Of course. Didn't have a machine to debug this first.
Factory from Nov. 3. still has the problem. If finding a Pegasos PPC machine inside SUSE is a problem, I can provide ssh access to my machine.
maybe this bug should be slightly red.
Is now. I have now set up a debugging environment on e89 and can reproduce. Honnestly, I'm astonished that this ever worked. AFAK ppc never had working domain support, and the machines in this bug report have their vga controllers in domain 1.
(In reply to comment #47) > Honnestly, I'm astonished that this ever worked. AFAK ppc never had working > domain support, and the machines in this bug report have their vga controllers > in domain 1. In the 'old days' there was procfs support, and for some insane reason the domain ('host bridge' in the case of Pegasos) was somehow fudged into the bus ID. This worked somehow, scarily, because of the way the PCI controller routed things. However it isn't two buses on one PCI controller, it's two real PCI controllers on real seperate domains. When sysfs gives you a domain, you're stuck. However the legacy procfs interface still does the bus fudging; it's just being/been deprecated. There are some patches around (to get Ubuntu Edgy working) which roll back the sysfs support and get it working.
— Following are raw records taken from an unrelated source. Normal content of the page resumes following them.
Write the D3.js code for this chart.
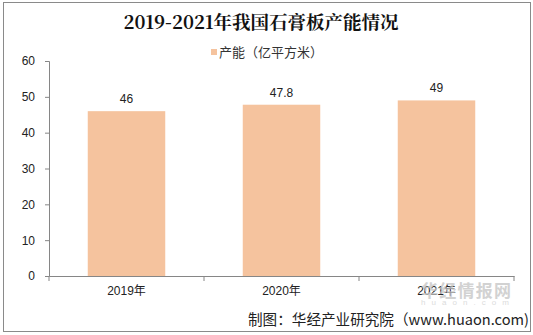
<!DOCTYPE html>
<html>
<head>
<meta charset="utf-8">
<script src="https://cdn.jsdelivr.net/npm/d3@7"></script>
<style>
  html, body { margin: 0; padding: 0; background: #fff; }
  svg { display: block; }
</style>
</head>
<body>
<svg id="chart" width="533" height="335"></svg>
<script>
// Gypsum board production capacity, 2019–2021 (100 million m²)
const years = ["2019年", "2020年", "2021年"];
const capacity = [46, 47.8, 49];
const yTicks = [0, 10, 20, 30, 40, 50, 60];
const titleText = "2019-2021年我国石膏板产能情况";
const legendText = "产能（亿平方米）";
const sourceText = "制图：华经产业研究院（www.huaon.com)";

const W = 533, H = 335;
const barColor = "#f5c39e";
const axisColor = "#868686";
const sans = "Arial, 'Liberation Sans', 'Noto Sans CJK SC', sans-serif";

const svg = d3.select("#chart");

// outer frame
svg.append("rect")
  .attr("x", 3.5).attr("y", 2.5)
  .attr("width", 527).attr("height", 329)
  .attr("fill", "#fff")
  .attr("stroke", "#8a8a8a")
  .attr("stroke-width", 1);

const plot = { left: 49, right: 514, top: 61, bottom: 276 };

const x = d3.scaleBand()
  .domain(years)
  .range([plot.left, plot.right])
  .paddingInner(0.5)
  .paddingOuter(0.25);

const y = d3.scaleLinear()
  .domain([0, 60])
  .range([plot.bottom, plot.top]);

// title
svg.append("text")
  .attr("x", 261).attr("y", 29)
  .attr("text-anchor", "middle")
  .attr("font-family", "'Noto Serif CJK SC', 'Liberation Serif', 'Noto Sans CJK SC', serif")
  .attr("font-weight", "bold")
  .attr("font-size", 18.5)
  .attr("fill", "#111")
  .text(titleText);

// legend
svg.append("rect")
  .attr("x", 211).attr("y", 49)
  .attr("width", 6).attr("height", 6)
  .attr("fill", barColor);
svg.append("text")
  .attr("x", 219).attr("y", 57)
  .attr("font-family", "'Noto Sans CJK SC', sans-serif")
  .attr("font-size", 13)
  .attr("fill", "#333")
  .text(legendText);

// bars
svg.append("g")
  .selectAll("rect")
  .data(capacity)
  .join("rect")
  .attr("x", (d, i) => x(years[i]))
  .attr("y", d => y(d))
  .attr("width", x.bandwidth())
  .attr("height", d => y(0) - y(d))
  .attr("fill", barColor);

// value labels
svg.append("g")
  .selectAll("text")
  .data(capacity)
  .join("text")
  .attr("x", (d, i) => x(years[i]) + x.bandwidth() / 2)
  .attr("y", d => y(d) - 8)
  .attr("text-anchor", "middle")
  .attr("font-family", sans)
  .attr("font-size", 12)
  .attr("fill", "#222")
  .text(d => d);

// y axis
const yAxis = svg.append("g")
  .attr("transform", `translate(${plot.left},0)`)
  .call(d3.axisLeft(y).tickValues(yTicks).tickSize(4).tickPadding(10));
yAxis.select(".domain").attr("stroke", axisColor);
yAxis.selectAll(".tick line").attr("stroke", axisColor);
yAxis.selectAll(".tick text")
  .attr("font-family", sans)
  .attr("font-size", 12)
  .attr("fill", "#222");

// x axis
const xAxis = svg.append("g")
  .attr("transform", `translate(0,${plot.bottom})`)
  .call(d3.axisBottom(x).tickSize(0).tickPadding(10));
xAxis.select(".domain").attr("stroke", axisColor);
xAxis.selectAll(".tick text")
  .attr("font-family", sans)
  .attr("font-size", 12)
  .attr("fill", "#222");

// category separators on the x axis
const edges = d3.range(years.length + 1).map(i => plot.left + i * x.step());
svg.append("g")
  .selectAll("line")
  .data(edges)
  .join("line")
  .attr("x1", d => d).attr("x2", d => d)
  .attr("y1", plot.bottom).attr("y2", plot.bottom + 5)
  .attr("stroke", axisColor);

// watermark
svg.append("text")
  .attr("x", 421).attr("y", 297)
  .attr("font-family", "'Noto Sans CJK SC', sans-serif")
  .attr("font-weight", "bold")
  .attr("font-size", 17)
  .attr("textLength", 90)
  .attr("fill", "#c4c4c4")
  .attr("opacity", 0.75)
  .text("华经情报网");
svg.append("text")
  .attr("x", 421).attr("y", 305)
  .attr("font-family", sans)
  .attr("font-size", 8)
  .attr("textLength", 88)
  .attr("fill", "#dcdcdc")
  .text("huaon.com");

// source
svg.append("text")
  .attr("x", 529).attr("y", 325)
  .attr("text-anchor", "end")
  .attr("font-family", "'Noto Sans CJK SC', sans-serif")
  .attr("font-size", 14.6)
  .attr("fill", "#222")
  .text(sourceText);
</script>
</body>
</html>
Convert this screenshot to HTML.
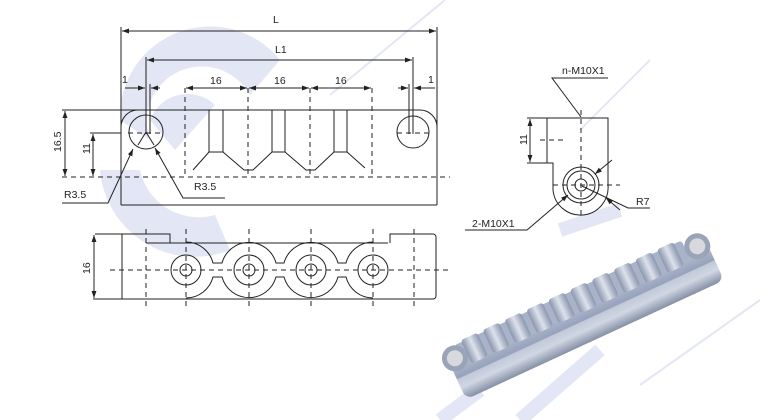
<!DOCTYPE html>
<html><head><meta charset="utf-8"><style>
html,body{margin:0;padding:0;background:#fff;}
svg{display:block;}
text{font-family:"Liberation Sans",Arial,sans-serif;font-size:10.5px;fill:#222;}
</style></head><body>
<svg width="780" height="420" viewBox="0 0 780 420" xmlns="http://www.w3.org/2000/svg">
<defs>
<marker id="a" viewBox="0 0 10 10" refX="10" refY="5" markerWidth="7" markerHeight="7" orient="auto-start-reverse"><path d="M0,1.5 L10,5 L0,8.5z" fill="#222"/></marker>
<linearGradient id="g1" x1="0" y1="0" x2="0" y2="1">
<stop offset="0" stop-color="#bcc4d6"/><stop offset="0.45" stop-color="#97a3bc"/><stop offset="0.7" stop-color="#d0d6e2"/><stop offset="1" stop-color="#8590a6"/></linearGradient>
<linearGradient id="g2" x1="0" y1="0" x2="1" y2="0">
<stop offset="0" stop-color="#8b96ae"/><stop offset="0.5" stop-color="#dde2ec"/><stop offset="1" stop-color="#8b96ae"/></linearGradient>
</defs>
<!-- watermark -->
<g fill="#e3e6f4" stroke="none">
<path d="M120,120 A90,90 0 0 1 280,60 L250,95 A55,55 0 0 0 150,140 Z"/>
<path d="M100,170 A95,95 0 0 0 230,250 L215,215 A60,60 0 0 1 140,170 Z"/>
<path d="M150,120 A40,40 0 0 1 215,105 L175,150 Z"/>
</g>
<g stroke="#e3e6f4" stroke-width="2" fill="none">
<line x1="330" y1="95" x2="445" y2="0"/>
<line x1="640" y1="385" x2="760" y2="300"/>
<line x1="580" y1="130" x2="650" y2="60"/>
</g>
<g stroke="#e3e6f4" stroke-width="14" fill="none">
<line x1="440" y1="420" x2="480" y2="390"/>
<line x1="520" y1="420" x2="600" y2="350"/>
<line x1="560" y1="230" x2="620" y2="210"/>
</g>

<g stroke="#222" stroke-width="1" fill="none">
<!-- L dims -->
<line x1="121" y1="27" x2="121" y2="205"/>
<line x1="437" y1="27" x2="437" y2="205"/>
<line x1="122" y1="31" x2="436" y2="31" marker-start="url(#a)" marker-end="url(#a)"/>
<line x1="146" y1="57" x2="146" y2="134"/>
<line x1="413" y1="57" x2="413" y2="134"/>
<line x1="147" y1="60" x2="412" y2="60" marker-start="url(#a)" marker-end="url(#a)"/>
<!-- 1 dims -->
<line x1="150" y1="84" x2="150" y2="134"/>
<line x1="409" y1="84" x2="409" y2="134"/>
<line x1="125" y1="88" x2="145" y2="88" marker-end="url(#a)"/>
<line x1="160" y1="88" x2="151" y2="88" marker-end="url(#a)"/>
<line x1="398" y1="88" x2="408" y2="88" marker-end="url(#a)"/>
<line x1="435" y1="88" x2="414" y2="88" marker-end="url(#a)"/>
<!-- 16 dims -->
<line x1="186" y1="88" x2="247" y2="88" marker-start="url(#a)" marker-end="url(#a)"/>
<line x1="249" y1="88" x2="309" y2="88" marker-start="url(#a)" marker-end="url(#a)"/>
<line x1="311" y1="88" x2="371" y2="88" marker-start="url(#a)" marker-end="url(#a)"/>
<g stroke-dasharray="5,4">
<line x1="185" y1="88" x2="185" y2="177"/><line x1="248" y1="88" x2="248" y2="177"/>
<line x1="310" y1="88" x2="310" y2="177"/><line x1="372" y1="88" x2="372" y2="177"/>
<line x1="62" y1="177" x2="450" y2="177"/>
<line x1="128" y1="133" x2="164" y2="133"/><line x1="397" y1="133" x2="430" y2="133"/>
</g>
<!-- body -->
<path d="M62,110 L420,110 A17,17 0 0 1 437,127"/>
<path d="M138,110 A17,17 0 0 0 121,127"/>
<line x1="121" y1="205" x2="437" y2="205"/>
<circle cx="146" cy="132" r="17"/>
<circle cx="413" cy="132" r="16"/>
<!-- grooves -->
<path d="M209,110 V152 H223 V110 M272,110 V152 H285 V110 M334,110 V152 H347 V110"/>
<path d="M193,170 L209,152 M223,152 L244,170 H253 L272,152 M285,152 L306,170 H315 L334,152 M347,152 L365,168"/>
<!-- 16.5 & 11 -->
<line x1="65" y1="111" x2="65" y2="176" marker-start="url(#a)" marker-end="url(#a)"/>
<line x1="90" y1="133" x2="121" y2="133"/>
<line x1="93" y1="134" x2="93" y2="176" marker-start="url(#a)" marker-end="url(#a)"/>
<!-- R3.5 leaders -->
<path d="M62,203 H108 L133,149" marker-end="url(#a)"/>
<path d="M225,198 H183 L155,148" marker-end="url(#a)"/>
<line x1="146" y1="132" x2="138" y2="145"/><line x1="146" y1="132" x2="154" y2="145"/>

<!-- bottom view -->
<path d="M95,234 H170 V243 M146,243 H388 M390,243 V234 H433 A3,3 0 0 1 436,237 V296 A3,3 0 0 1 433,299 H93"/>
<line x1="122" y1="234" x2="122" y2="299"/>
<line x1="94" y1="235" x2="94" y2="298" marker-start="url(#a)" marker-end="url(#a)"/>
<!-- lobes -->
<path d="M186,242 A28,28 0 0 1 213,263 L222,263 A28,28 0 0 1 276,263 L284,263 A28,28 0 0 1 338,263 L346,263 A28,28 0 0 1 373,242"/>
<path d="M186,298 A28,28 0 0 0 213,277 L222,277 A28,28 0 0 0 276,277 L284,277 A28,28 0 0 0 338,277 L346,277 A28,28 0 0 0 373,298"/>
<circle cx="186" cy="270" r="15"/><circle cx="249" cy="270" r="15"/><circle cx="311" cy="270" r="15"/><circle cx="373" cy="270" r="15"/>
<circle cx="186" cy="270" r="6"/><circle cx="249" cy="270" r="6"/><circle cx="311" cy="270" r="6"/><circle cx="373" cy="270" r="6"/>
<g stroke-dasharray="5,4">
<line x1="110" y1="270" x2="452" y2="270"/>
<line x1="146" y1="229" x2="146" y2="310"/><line x1="186" y1="229" x2="186" y2="310"/>
<line x1="249" y1="229" x2="249" y2="310"/><line x1="311" y1="229" x2="311" y2="310"/>
<line x1="373" y1="229" x2="373" y2="310"/><line x1="414" y1="229" x2="414" y2="310"/>
</g>

<!-- side view -->
<path d="M527,118 H608 V185 A27,27 0 0 1 553,190 V163 H527"/>
<line x1="547" y1="118" x2="547" y2="163"/>
<line x1="530" y1="119" x2="530" y2="162" marker-start="url(#a)" marker-end="url(#a)"/>
<circle cx="581" cy="185" r="18"/><circle cx="581" cy="185" r="14"/><circle cx="581" cy="185" r="6"/>
<g stroke-dasharray="5,4">
<line x1="581" y1="110" x2="581" y2="165"/>
<line x1="540" y1="140" x2="565" y2="140"/>
<line x1="553" y1="185" x2="620" y2="185"/>
<line x1="581" y1="165" x2="581" y2="218"/>
</g>
<path d="M608,78 H552 L581,117"/>
<path d="M612,160 L595,174" marker-end="url(#a)"/>
<path d="M650,208 H628 L582,186" />
<path d="M620,210 L606,198" marker-end="url(#a)"/>
<path d="M465,230 H527 L568,195" marker-end="url(#a)"/>
</g>
<text x="273" y="23">L</text>
<text x="275" y="53">L1</text>
<text x="122" y="83">1</text>
<text x="428" y="83">1</text>
<text x="210" y="84">16</text>
<text x="274" y="84">16</text>
<text x="335" y="84">16</text>
<text x="64" y="198">R3.5</text>
<text x="194" y="190">R3.5</text>
<text transform="translate(61,152) rotate(-90)">16.5</text>
<text transform="translate(90,154) rotate(-90)">11</text>
<text transform="translate(90,274) rotate(-90)">16</text>
<text transform="translate(527,145) rotate(-90)">11</text>
<text x="562" y="74">n-M10X1</text>
<text x="636" y="205">R7</text>
<text x="472" y="227">2-M10X1</text>

<!-- photo -->
<g transform="translate(585,318) rotate(-24.8)">
<rect x="-142" y="-18" width="284" height="42" rx="8" fill="url(#g1)"/>
<rect x="-130" y="-30" width="250" height="20" rx="3" fill="#a8b2c8"/>
<g fill="url(#g2)">
<rect x="-122" y="-32" width="18" height="26" rx="3"/><rect x="-98" y="-32" width="18" height="26" rx="3"/>
<rect x="-74" y="-32" width="18" height="26" rx="3"/><rect x="-50" y="-32" width="18" height="26" rx="3"/>
<rect x="-26" y="-32" width="18" height="26" rx="3"/><rect x="-2" y="-32" width="18" height="26" rx="3"/>
<rect x="22" y="-32" width="18" height="26" rx="3"/><rect x="46" y="-32" width="18" height="26" rx="3"/>
<rect x="70" y="-32" width="18" height="26" rx="3"/><rect x="94" y="-32" width="18" height="26" rx="3"/>
</g>
<rect x="-142" y="2" width="284" height="10" fill="#d0d6e2" opacity="0.7"/>
<circle cx="-135" cy="-18" r="13" fill="#9aa4b8"/><circle cx="-135" cy="-18" r="8" fill="#d7d9df"/>
<circle cx="132" cy="-18" r="13" fill="#9aa4b8"/><circle cx="132" cy="-18" r="8" fill="#d7d9df"/>
</g>
</svg>
</body></html>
Created attachment 104475 [details] Workaround patch for using old /proc interface on ppc only. This patch uses the old /proc interface for ppc. It only includes code for ppc, as for other architectures /sys works or even is mandatory (ia64). This is an ugly hack, and only works due to the domain fudging in the kernel on ppc. Stefan, please use this patch until I found real domain support for ppc is working.
Thanks, Matthias!
fixed for STABLE/Factory/BS and Beta2+.
Seems like the comment in the program text that kernel support isn't really there is still valid. If I completely enable domain support for PPC, the driver doesn't seem to address the card correctly, even though the bus/device is selected correctly. Maybe the bridge isn't detected correctly either, I don't know enough about this architecture to actually fix this issue.
Created attachment 104500 [details] Xorg log diff Diff of Xorg with patch (2.4 /proc scanning w/o domain support) against an patched nonworking Xorg with domain support.
(In reply to comment #51) > fixed for STABLE/Factory/BS and Beta2+. I disagree that this bug is "fixed". It looks like you reverted X11 to a state where it doesn't understand PCI domains properly again - there are plenty of kernel configs and other system tweaks which may completely break the procfs interface scanning...
Only on PPC. It is fixed on openSUSE 10.2 (read: working for this architecture and no influence on others), but not upstream. Upstream will need a real fix, but I have to test first whether just diabling the workarounds in the kernel will be enough to make domain support work.